Vous aurez remarqué, cher lecteur, un changement de niveau de langage dans cet article : ce n’est pas l’effet d’un coupable relâchement de l’auteur de ces lignes, mais la transition vers la seconde partie de son exposé. Non seulement Nicolas Sarkozy a opté pour le statut d’infra-président (qui fait de lui un super Premier ministre), mais il s’est ingénié à démolir systématiquement la statue du Commandeur présidentielle érigée par Charles de Gaulle sur les fondements de la monarchie française et occupée, tant bien que mal, et souvent plus mal que bien, par ses successeurs.

Sa pratique du pouvoir passe au kärcher la théorie des deux corps du roi, formulée par Ernest Kantorowicz, selon laquelle le pouvoir s’inscrit dans une sorte de théologie politique, où le roi, au-delà de sa personne charnelle, incarne le divin auprès de ses sujets – sans toutefois prétendre à être lui-même détenteur d’une transcendance qui l’autoriserait à outrepasser son simple rôle de représentant de Dieu sur Terre. « Avec Carla, c’est du sérieux ! » (conférence de presse du 8 janvier 2008 à l’Elysée) et « Casse-toi pauv’ con ! » (24 février 2008 au Salon de l’agriculture à Paris) : en deux formules, l’ami Nicolas a porté un coup peut-être fatal au mythe national qui veut qu’un président de la République soit un personnage intermédiaire entre les Dieux et les hommes. Si l’on ajoute qu’il a fait du Fouquet’s son Panthéon, de Johnny Halliday, Christian Clavier et Bigard ses commensaux culturels habituels, et de Bolloré son Trimalcion[1. Trimalcion est le seigneur chez lequel se déroule le banquet du Satiricon de Pétrone.], on comprend que l’ami Finkielkraut, qui n’était pourtant pas hostile a priori à Sarkozy, ait été saisi de l’une des colères dont il est coutumier.

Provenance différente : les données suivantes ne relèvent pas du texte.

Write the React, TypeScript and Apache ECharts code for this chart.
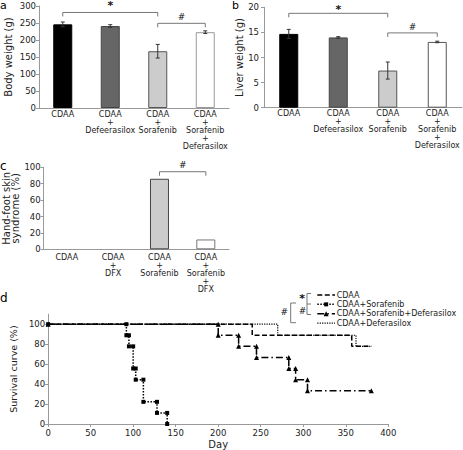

Pour autant, faut-il s’offusquer à grand bruit, comme les dames (et messieurs) d’œuvre de Saint Germain-des-Prés, de la « déchéance » du président de la République, passé du statut de roi sans couronne à celui de people ordinaire ? Et si, nolens volens, Nicolas était le véritable exécuteur testamentaire de la Révolution Française, celle qui décapita un monarque sans parvenir à extirper du peuple cette ferveur instinctive pour celui qui est censé incarner la Nation ? Après tout, en ridiculisant, par ses actes, une fonction proto-monarchique, peut-être obéit-il à la fameuse injonction de Donatien-Alphonse, marquis de Sade – « Français, encore un effort pour être républicain ! » Les gesticulations pathétiques de sa concurrente d’hier, Ségolène Royal, qui veut réintroduire de la « transcendance » dans les sphères du pouvoir, sont-elles aujourd’hui un marqueur de la gauche ? Ce serait un joli pied de nez de l’Histoire à l’idéologie !

J’entends déjà les clameurs indignées. On me reprochera de cautionner une entreprise de démolition du patrimoine, de confondre la furie iconoclaste d’un inculte avec l’élan révolutionnaire d’un dirigeant visionnaire. Peu importe. Sans doute cette irruption volcanique d’un homme plus qu’ordinaire dans des contrées réputées sublimes est-elle l’effet de la nécessité plus que d’un plan minutieusement conçu. Il aura en tout cas prouvé que le peuple français est suffisamment adulte pour se passer d’une réincarnation récurrente de son génie dans un personnage à vocation historique. Et c’est tant mieux.